OVERLAND PARK, Kan. (AP) – A twin-engine plane carrying five people crashed into a home in a Kansas City suburb Friday, hurling debris across the area, igniting fires and leaving a trail of destruction in the well-to-do neighborhood. Everyone on board was killed.

The plane, which went down shortly after takeoff, clipped a street lamp and several trees as it broke up, slamming into two vehicles and coming to rest at the foundation of a home. No one on the ground was hurt.

Aside from its small windows and some numerical markings, the Cessna 421C Golden Eagle III “was very hard to identify to be an airplane,” said Overland Park Fire Chief Dennis Meyers.

“It was totally destroyed,” Meyers said. “It was just all bits and pieces.”

The crash spread aviation fuel and wreckage across a several-block area.
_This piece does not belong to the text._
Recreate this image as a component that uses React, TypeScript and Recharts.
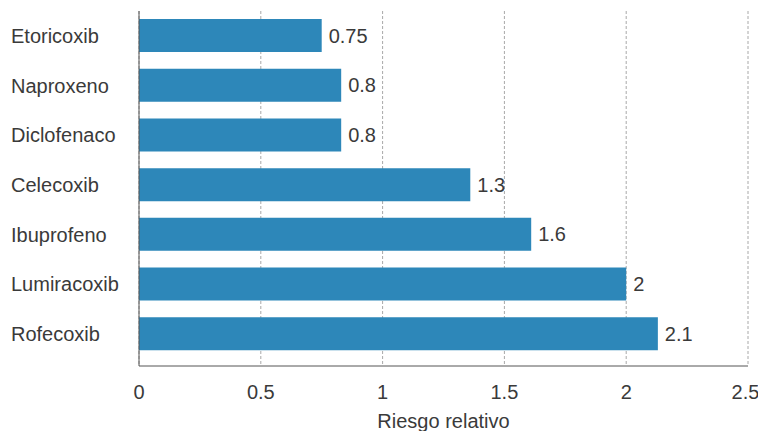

A truck and a sport utility vehicle hit by the downed plane were destroyed – the pickup flipped over and caught fire. The back porch of the home – owned by the Baltimore Orioles pitcher Jason Grimsley – was extensively damaged.

The crash came after the plane left Johnson County Executive Airport. The airport’s control tower had handed the plane over to regional air traffic controllers, who never heard from the pilot, said Bob Perry, the county airport commission’s director of aviation.

“That’s when they knew there was something wrong,” Perry said.

Officials from the National Transportation Safety Board were en route to the scene Friday night to begin their investigation.

The city identified the victims as Armour D. Stephenson Jr., 49; and Shirley F. Stephenson, 46, both of Lee’s Summit; Lewis Bradley Smith, 73, of Kansas City, Mo.; the pilot James L. Kingston, 60; and Kevin W. Holzer, 50, both of Stilwell.